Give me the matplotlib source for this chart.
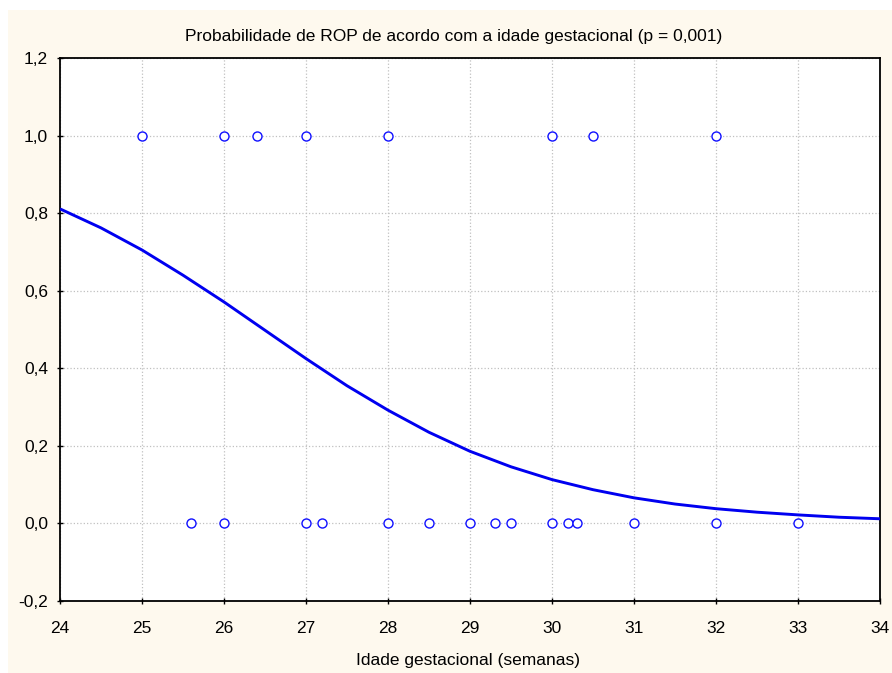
import matplotlib
matplotlib.use("Agg")
import matplotlib.pyplot as plt
from matplotlib.patches import Rectangle

plt.rcParams["font.family"] = ["Liberation Sans", "DejaVu Sans"]

# Observed cases: ROP present (1) and absent (0) by gestational age
ga_rop = [25, 26, 26.4, 27, 28, 30, 30.5, 32]
ga_no_rop = [25.6, 26, 27, 27.2, 28, 28.5, 29, 29.3, 29.5, 30, 30.2, 30.3, 31, 32, 33]

# Fitted probability curve
curve_ga = [24, 24.5, 25, 25.5, 26, 26.5, 27, 27.5, 28, 28.5, 29,
            29.5, 30, 30.5, 31, 31.5, 32, 32.5, 33, 33.5, 34]
curve_p = [0.811, 0.762, 0.705, 0.640, 0.571, 0.498, 0.425, 0.355, 0.292, 0.235, 0.186,
           0.146, 0.113, 0.087, 0.066, 0.050, 0.038, 0.029, 0.022, 0.016, 0.012]

x_ticks = list(range(24, 35))
y_ticks = [-0.2, 0.0, 0.2, 0.4, 0.6, 0.8, 1.0, 1.2]
y_labels = ["-0,2", "0,0", "0,2", "0,4", "0,6", "0,8", "1,0", "1,2"]

fig = plt.figure(figsize=(8.92, 6.73), dpi=100, facecolor="white")
fig.patches.append(Rectangle((8 / 892, 0), 1, 1 - 10 / 673, transform=fig.transFigure,
                             facecolor="#fef9ee", edgecolor="none", zorder=-10))

ax = fig.add_axes([60 / 892, 72 / 673, 820 / 892, 543 / 673], zorder=5)
ax.set_facecolor("white")

ax.plot(curve_ga, curve_p, color="#0000f0", linewidth=2.1, zorder=3,
        solid_joinstyle="round", solid_capstyle="butt")
ax.plot(ga_rop, [1] * len(ga_rop), linestyle="none", marker="o", markersize=6.5,
        markerfacecolor="white", markeredgecolor="#1010ff", markeredgewidth=1.0, zorder=4)
ax.plot(ga_no_rop, [0] * len(ga_no_rop), linestyle="none", marker="o", markersize=6.5,
        markerfacecolor="white", markeredgecolor="#1010ff", markeredgewidth=1.0, zorder=4)

ax.set_xlim(24, 34)
ax.set_ylim(-0.2, 1.2)
ax.set_xticks(x_ticks)
ax.set_xticklabels([str(t) for t in x_ticks])
ax.set_yticks(y_ticks)
ax.set_yticklabels(y_labels)
ax.tick_params(direction="inout", length=5, width=1, labelsize=12.5, colors="black")
ax.tick_params(axis="x", pad=12)
ax.tick_params(axis="y", pad=6)
ax.grid(True, color="#c0c0c0", linestyle=":", linewidth=0.9)

for s in ax.spines.values():
    s.set_linewidth(1.3)
    s.set_color("black")

fig.text(454 / 892, 1 - 37 / 673, "Probabilidade de ROP de acordo com a idade gestacional (p = 0,001)",
         ha="center", va="center", fontsize=12.5)
fig.text(468 / 892, 1 - 661 / 673, "Idade gestacional (semanas)",
         ha="center", va="center", fontsize=12.5)

fig.savefig("out.png", dpi=100, facecolor=fig.get_facecolor())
○ ○ ○ ○
→ **Written task**: Quote the data above in full, leaving out the pictures it holds.

→ **Written reply**:
Give me the matplotlib source for this chart.
import matplotlib
matplotlib.use("Agg")
import matplotlib.pyplot as plt
from matplotlib.patches import Rectangle

plt.rcParams["font.family"] = ["Liberation Sans", "DejaVu Sans"]

# Observed cases: ROP present (1) and absent (0) by gestational age
ga_rop = [25, 26, 26.4, 27, 28, 30, 30.5, 32]
ga_no_rop = [25.6, 26, 27, 27.2, 28, 28.5, 29, 29.3, 29.5, 30, 30.2, 30.3, 31, 32, 33]

# Fitted probability curve
curve_ga = [24, 24.5, 25, 25.5, 26, 26.5, 27, 27.5, 28, 28.5, 29,
            29.5, 30, 30.5, 31, 31.5, 32, 32.5, 33, 33.5, 34]
curve_p = [0.811, 0.762, 0.705, 0.640, 0.571, 0.498, 0.425, 0.355, 0.292, 0.235, 0.186,
           0.146, 0.113, 0.087, 0.066, 0.050, 0.038, 0.029, 0.022, 0.016, 0.012]

x_ticks = list(range(24, 35))
y_ticks = [-0.2, 0.0, 0.2, 0.4, 0.6, 0.8, 1.0, 1.2]
y_labels = ["-0,2", "0,0", "0,2", "0,4", "0,6", "0,8", "1,0", "1,2"]

fig = plt.figure(figsize=(8.92, 6.73), dpi=100, facecolor="white")
fig.patches.append(Rectangle((8 / 892, 0), 1, 1 - 10 / 673, transform=fig.transFigure,
                             facecolor="#fef9ee", edgecolor="none", zorder=-10))

ax = fig.add_axes([60 / 892, 72 / 673, 820 / 892, 543 / 673], zorder=5)
ax.set_facecolor("white")

ax.plot(curve_ga, curve_p, color="#0000f0", linewidth=2.1, zorder=3,
        solid_joinstyle="round", solid_capstyle="butt")
ax.plot(ga_rop, [1] * len(ga_rop), linestyle="none", marker="o", markersize=6.5,
        markerfacecolor="white", markeredgecolor="#1010ff", markeredgewidth=1.0, zorder=4)
ax.plot(ga_no_rop, [0] * len(ga_no_rop), linestyle="none", marker="o", markersize=6.5,
        markerfacecolor="white", markeredgecolor="#1010ff", markeredgewidth=1.0, zorder=4)

ax.set_xlim(24, 34)
ax.set_ylim(-0.2, 1.2)
ax.set_xticks(x_ticks)
ax.set_xticklabels([str(t) for t in x_ticks])
ax.set_yticks(y_ticks)
ax.set_yticklabels(y_labels)
ax.tick_params(direction="inout", length=5, width=1, labelsize=12.5, colors="black")
ax.tick_params(axis="x", pad=12)
ax.tick_params(axis="y", pad=6)
ax.grid(True, color="#c0c0c0", linestyle=":", linewidth=0.9)

for s in ax.spines.values():
    s.set_linewidth(1.3)
    s.set_color("black")

fig.text(454 / 892, 1 - 37 / 673, "Probabilidade de ROP de acordo com a idade gestacional (p = 0,001)",
         ha="center", va="center", fontsize=12.5)
fig.text(468 / 892, 1 - 661 / 673, "Idade gestacional (semanas)",
         ha="center", va="center", fontsize=12.5)

fig.savefig("out.png", dpi=100, facecolor=fig.get_facecolor())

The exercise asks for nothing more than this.